The Education Department sought to discharge both teachers, and the union pursued grievances on their behalf to arbitration. The discharges were upheld in arbitration by the hearing officers, and the teachers appealed to New York Supreme Court, the trial court with jurisdiction over the case. The two trial court judges who heard the appeals came to differing conclusions. In Brito’s case, Justice Alice Schlesinger vacated the termination and the finding of misconduct and sent the case back to arbitration for a new hearing. However, in Mauro’s case, Justice Robert Torres enforced the arbitrator’s award, upholding the discharge. Both decisions were appealed, and an Appellate Division panel considered both cases together.

The panel found that Justice Schlesinger should not have substituted her judgment for the hearing officer about what the evidence showed. “Here, Supreme Court erred in substituting its judgment for that of the hearing officer. The hearing officer’s findings of misconduct . . . are supported by adequate evidence,” wrote the court. “Multiple witnesses gave interlocking and closely corroborating testimony indicating that petitioner engaged in sexual conduct with an adult colleague in a darkened and empty third-floor classroom on November 20, 2009, at about 9:00 p.m., while a student musical performance was under way in an auditorium on the first floor. There is no basis for disturbing the hearing officer’s credibility determinations.” This finding also confirmed Justice Torres’s conclusion in Mauro’s case that the teacher had engaged in misconduct.

But, said the court, “the penalty of termination of employment is shockingly disproportionate to petitioner’s misconduct.” The court observed that the teachers were present at the school as audience members, not in their official capacity as teachers, and that the incident “involved a consenting adult colleague and was not observed by any student.” Both teachers enjoyed academic tenure and had unblemished disciplinary records. Brito’s supervisor described her as “one of the best teachers she had ever worked with,” and the court noted that Mauro had “consistently satisfactory teaching ratings.”

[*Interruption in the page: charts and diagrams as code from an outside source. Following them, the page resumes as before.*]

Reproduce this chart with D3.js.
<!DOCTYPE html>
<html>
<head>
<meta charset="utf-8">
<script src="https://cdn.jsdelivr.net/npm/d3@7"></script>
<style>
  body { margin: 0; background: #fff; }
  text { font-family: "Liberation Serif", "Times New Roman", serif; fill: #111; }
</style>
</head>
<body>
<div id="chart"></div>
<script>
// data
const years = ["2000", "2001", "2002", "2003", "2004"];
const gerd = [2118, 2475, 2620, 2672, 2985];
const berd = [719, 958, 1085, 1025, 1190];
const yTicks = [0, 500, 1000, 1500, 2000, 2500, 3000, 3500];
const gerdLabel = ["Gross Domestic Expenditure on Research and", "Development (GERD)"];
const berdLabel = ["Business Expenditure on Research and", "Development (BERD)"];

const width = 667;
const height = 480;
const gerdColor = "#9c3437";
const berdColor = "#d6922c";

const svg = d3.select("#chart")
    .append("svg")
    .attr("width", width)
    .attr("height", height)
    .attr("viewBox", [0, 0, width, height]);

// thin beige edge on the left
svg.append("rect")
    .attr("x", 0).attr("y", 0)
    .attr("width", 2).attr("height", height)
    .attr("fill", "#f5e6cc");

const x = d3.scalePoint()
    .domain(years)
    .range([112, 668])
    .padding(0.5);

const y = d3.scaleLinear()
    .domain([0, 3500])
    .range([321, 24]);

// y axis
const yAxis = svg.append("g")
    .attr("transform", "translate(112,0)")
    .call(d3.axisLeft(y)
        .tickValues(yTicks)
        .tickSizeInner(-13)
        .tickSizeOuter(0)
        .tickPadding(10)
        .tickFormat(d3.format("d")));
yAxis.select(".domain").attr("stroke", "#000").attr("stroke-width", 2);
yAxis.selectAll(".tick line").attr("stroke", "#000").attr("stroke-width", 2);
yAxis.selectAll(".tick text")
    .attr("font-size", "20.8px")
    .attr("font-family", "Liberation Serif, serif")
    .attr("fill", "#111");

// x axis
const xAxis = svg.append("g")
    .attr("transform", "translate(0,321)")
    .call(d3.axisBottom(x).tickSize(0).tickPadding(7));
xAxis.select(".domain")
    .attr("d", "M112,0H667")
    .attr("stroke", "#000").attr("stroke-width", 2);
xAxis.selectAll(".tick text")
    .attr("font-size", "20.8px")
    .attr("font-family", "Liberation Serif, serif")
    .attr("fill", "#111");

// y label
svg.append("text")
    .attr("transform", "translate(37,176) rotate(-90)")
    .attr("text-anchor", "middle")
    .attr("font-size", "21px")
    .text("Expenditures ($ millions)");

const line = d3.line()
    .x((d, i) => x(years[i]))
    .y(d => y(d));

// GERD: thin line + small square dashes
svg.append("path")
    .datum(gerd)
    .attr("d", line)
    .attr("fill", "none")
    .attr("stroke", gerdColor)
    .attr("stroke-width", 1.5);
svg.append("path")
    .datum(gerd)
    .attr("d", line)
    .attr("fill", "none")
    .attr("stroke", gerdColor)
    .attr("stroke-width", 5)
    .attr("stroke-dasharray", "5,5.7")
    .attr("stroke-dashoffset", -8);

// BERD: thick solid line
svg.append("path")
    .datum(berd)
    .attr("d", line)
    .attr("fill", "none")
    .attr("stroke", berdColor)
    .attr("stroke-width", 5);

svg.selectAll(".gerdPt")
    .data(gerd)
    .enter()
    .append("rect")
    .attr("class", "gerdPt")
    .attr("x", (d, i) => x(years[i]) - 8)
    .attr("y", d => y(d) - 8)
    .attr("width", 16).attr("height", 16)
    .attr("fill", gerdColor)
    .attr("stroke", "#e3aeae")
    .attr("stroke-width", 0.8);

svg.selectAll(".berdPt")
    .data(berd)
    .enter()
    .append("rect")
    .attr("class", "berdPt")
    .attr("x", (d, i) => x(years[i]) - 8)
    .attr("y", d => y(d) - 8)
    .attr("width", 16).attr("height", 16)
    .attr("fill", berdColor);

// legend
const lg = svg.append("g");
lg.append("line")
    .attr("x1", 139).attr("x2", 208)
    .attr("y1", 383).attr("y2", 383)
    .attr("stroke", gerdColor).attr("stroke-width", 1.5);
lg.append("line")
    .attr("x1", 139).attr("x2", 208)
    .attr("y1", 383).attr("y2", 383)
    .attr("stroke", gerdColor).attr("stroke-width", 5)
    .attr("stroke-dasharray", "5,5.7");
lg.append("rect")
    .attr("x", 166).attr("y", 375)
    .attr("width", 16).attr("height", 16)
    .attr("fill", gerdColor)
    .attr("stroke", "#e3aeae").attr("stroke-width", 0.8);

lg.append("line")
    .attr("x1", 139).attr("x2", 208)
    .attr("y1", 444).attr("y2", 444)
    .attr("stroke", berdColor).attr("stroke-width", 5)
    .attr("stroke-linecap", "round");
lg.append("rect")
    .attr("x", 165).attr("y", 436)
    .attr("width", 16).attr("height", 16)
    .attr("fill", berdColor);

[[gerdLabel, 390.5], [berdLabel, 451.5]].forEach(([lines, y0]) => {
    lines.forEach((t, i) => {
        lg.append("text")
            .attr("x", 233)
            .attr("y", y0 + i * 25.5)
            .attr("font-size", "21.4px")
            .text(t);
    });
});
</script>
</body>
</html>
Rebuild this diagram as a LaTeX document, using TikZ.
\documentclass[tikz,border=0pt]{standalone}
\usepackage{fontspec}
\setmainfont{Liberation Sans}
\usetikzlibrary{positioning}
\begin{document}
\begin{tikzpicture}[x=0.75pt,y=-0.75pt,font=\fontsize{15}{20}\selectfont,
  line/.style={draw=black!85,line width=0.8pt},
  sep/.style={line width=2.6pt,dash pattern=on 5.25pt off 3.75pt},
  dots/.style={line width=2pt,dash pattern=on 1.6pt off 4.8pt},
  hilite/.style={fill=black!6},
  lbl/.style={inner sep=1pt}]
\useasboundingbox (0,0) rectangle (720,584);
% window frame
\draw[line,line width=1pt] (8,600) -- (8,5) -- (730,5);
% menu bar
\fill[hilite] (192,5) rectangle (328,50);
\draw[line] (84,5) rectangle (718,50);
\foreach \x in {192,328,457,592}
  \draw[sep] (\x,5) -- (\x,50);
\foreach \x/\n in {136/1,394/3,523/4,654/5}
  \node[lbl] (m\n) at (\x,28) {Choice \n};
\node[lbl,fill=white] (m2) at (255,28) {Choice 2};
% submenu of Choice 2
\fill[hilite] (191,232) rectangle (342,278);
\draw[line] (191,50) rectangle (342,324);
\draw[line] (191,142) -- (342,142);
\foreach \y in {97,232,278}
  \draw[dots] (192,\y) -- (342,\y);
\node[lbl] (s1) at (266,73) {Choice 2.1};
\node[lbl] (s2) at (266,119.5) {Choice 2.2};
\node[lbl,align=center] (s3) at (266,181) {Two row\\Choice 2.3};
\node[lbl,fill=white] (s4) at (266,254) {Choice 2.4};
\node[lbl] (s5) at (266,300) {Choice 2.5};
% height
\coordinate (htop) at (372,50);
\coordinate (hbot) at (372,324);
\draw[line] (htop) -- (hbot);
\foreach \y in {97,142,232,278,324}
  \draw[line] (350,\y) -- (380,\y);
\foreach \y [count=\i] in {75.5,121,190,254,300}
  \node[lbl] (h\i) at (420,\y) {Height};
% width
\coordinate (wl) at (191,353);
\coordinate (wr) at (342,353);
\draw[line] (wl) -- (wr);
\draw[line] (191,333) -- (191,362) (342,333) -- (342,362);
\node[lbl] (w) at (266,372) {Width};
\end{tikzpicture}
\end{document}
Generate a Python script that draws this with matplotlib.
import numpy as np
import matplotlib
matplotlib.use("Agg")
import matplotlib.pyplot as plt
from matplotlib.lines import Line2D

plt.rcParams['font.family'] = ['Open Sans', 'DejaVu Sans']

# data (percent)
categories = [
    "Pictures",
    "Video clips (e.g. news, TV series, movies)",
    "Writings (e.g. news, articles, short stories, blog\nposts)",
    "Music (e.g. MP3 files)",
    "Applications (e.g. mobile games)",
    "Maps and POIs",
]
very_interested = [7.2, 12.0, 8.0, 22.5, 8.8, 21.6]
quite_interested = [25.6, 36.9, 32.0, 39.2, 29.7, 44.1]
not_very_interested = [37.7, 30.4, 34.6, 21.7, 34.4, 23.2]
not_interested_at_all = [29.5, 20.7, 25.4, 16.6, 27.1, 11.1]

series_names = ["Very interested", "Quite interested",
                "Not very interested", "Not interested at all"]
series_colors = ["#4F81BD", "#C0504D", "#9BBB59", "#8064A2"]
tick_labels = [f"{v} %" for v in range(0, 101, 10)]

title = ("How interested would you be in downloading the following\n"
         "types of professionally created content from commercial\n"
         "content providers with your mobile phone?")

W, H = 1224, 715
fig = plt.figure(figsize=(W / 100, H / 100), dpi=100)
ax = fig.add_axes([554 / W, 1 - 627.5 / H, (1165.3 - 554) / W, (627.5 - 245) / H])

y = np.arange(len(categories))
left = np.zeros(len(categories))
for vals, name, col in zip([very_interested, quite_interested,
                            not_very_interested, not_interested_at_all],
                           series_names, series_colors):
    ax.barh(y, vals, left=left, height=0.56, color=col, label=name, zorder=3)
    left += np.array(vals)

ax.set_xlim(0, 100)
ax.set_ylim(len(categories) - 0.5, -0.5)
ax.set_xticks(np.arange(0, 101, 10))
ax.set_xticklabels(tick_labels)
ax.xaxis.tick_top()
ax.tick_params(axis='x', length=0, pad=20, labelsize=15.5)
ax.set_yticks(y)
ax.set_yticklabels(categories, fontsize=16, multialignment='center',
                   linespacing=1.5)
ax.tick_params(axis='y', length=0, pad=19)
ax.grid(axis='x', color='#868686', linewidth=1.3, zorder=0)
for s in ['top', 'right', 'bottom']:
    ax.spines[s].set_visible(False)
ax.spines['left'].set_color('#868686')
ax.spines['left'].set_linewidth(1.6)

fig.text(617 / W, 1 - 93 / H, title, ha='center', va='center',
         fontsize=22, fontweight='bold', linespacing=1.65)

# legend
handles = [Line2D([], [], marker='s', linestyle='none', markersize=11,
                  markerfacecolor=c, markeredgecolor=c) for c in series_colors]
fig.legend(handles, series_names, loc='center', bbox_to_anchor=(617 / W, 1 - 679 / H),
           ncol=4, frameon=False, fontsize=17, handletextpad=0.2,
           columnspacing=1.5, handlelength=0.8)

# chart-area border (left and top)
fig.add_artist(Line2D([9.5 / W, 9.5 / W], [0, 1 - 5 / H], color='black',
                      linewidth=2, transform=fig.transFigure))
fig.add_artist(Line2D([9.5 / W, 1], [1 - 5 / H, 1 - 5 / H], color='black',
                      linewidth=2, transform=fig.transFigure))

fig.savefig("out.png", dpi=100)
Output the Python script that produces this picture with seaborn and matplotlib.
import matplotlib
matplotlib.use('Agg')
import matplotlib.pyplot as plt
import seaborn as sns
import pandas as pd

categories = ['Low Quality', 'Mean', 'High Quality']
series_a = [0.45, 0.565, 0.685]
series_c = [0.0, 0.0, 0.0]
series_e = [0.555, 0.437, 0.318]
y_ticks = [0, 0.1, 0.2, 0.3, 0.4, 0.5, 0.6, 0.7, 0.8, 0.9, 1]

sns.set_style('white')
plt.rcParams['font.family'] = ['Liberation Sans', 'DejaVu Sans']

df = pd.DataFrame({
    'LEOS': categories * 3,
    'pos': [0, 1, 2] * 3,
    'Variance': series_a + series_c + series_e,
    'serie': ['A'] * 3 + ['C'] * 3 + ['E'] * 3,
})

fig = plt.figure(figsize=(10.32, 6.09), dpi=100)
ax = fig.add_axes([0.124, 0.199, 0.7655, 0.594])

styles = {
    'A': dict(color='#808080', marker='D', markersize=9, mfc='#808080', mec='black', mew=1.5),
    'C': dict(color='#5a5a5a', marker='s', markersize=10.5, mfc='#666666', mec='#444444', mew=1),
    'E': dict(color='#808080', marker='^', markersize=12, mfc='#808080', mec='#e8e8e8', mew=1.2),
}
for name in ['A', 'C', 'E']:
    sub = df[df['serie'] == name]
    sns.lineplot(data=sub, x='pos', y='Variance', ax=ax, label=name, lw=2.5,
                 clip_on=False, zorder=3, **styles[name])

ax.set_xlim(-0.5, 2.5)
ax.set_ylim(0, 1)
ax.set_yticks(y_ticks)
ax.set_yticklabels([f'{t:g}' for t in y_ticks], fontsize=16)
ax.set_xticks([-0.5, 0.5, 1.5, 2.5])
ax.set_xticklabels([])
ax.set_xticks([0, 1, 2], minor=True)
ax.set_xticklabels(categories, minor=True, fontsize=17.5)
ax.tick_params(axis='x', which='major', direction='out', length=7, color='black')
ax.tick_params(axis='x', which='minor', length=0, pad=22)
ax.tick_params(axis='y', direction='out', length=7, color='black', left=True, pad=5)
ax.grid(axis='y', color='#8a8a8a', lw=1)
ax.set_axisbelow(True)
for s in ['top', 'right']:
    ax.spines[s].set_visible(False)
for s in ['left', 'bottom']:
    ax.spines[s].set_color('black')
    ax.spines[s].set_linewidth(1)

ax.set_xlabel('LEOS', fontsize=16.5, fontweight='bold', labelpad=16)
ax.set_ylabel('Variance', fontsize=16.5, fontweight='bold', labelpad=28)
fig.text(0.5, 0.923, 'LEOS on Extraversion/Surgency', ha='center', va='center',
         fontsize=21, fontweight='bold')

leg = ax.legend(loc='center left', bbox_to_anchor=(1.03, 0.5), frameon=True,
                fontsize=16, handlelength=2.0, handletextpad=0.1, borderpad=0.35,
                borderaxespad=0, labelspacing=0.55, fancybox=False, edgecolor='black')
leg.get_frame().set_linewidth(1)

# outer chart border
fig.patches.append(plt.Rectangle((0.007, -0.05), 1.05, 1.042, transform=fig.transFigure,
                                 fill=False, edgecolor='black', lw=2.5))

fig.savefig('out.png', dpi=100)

In identical paragraphs in the two opinions, the court explained, “While petitioner’s behavior demonstrated a lapse in judgment, there is no evidence that the incident was anything but a one-time mistake. Of critical significance is that, unlike matters involving some sort of romantic involvement or other inappropriate conduct with a student, petitioner’s engaging in consensual sexual conduct with an adult colleague is not in and of itself either criminal or otherwise improper. Indeed, lesser penalties have been imposed where a teacher had an ongoing relationship with or engaged in inappropriate behavior with a student. Nor is there any indication in the record that petitioner’s conduct will affect her ability to teach or that she intended to inflict any damage on any student. While it is unfortunate that the incident garnered so much attention and was exploited in the media, that in and of itself does not warrant the penalty of termination.”

This opinion is an extraordinary example of how drastically things have changed over the last several decades. There was a time when the mere hint that a teacher was lesbian or gay would result in a discharge, back when all gay sex was condemned as criminal. New York’s highest court voided the state “sodomy” law’s application to private, consensual adult conduct in 1980, however, and in 1986 the City Council passed an ordinance forbidding sexual orientation discrimination. These actions were amplified when the state legislature repealed the sodomy law and passed the Sexual Orientation Non-Discrimination Act early in this century, and of course in 2003 the U.S. Supreme Court ruled that private adult consensual homosexual sex came within the sphere of liberty protected under the 14th Amendment. What could have been seen as criminal and scandalous decades ago became the object of ridicule by some elements of the media in 2009, and now a state appellate court says that the teachers deserve some punishment for this lapse in judgment for engaging in this conduct in an unlocked classroom while an evening event was happening at their school auditorium, but not discharge.

The teachers were both represented by Michael Valentine and Aaron Altman of the firm Altman Schochet. The judges on the unanimous appellate panel were Angela Mazzarelli, Richard Andrias, Leland DeGrasse, Helen Freedman and Judith Gische. The unsigned opinions were the collective work of the panel, not attributed to any individual justice.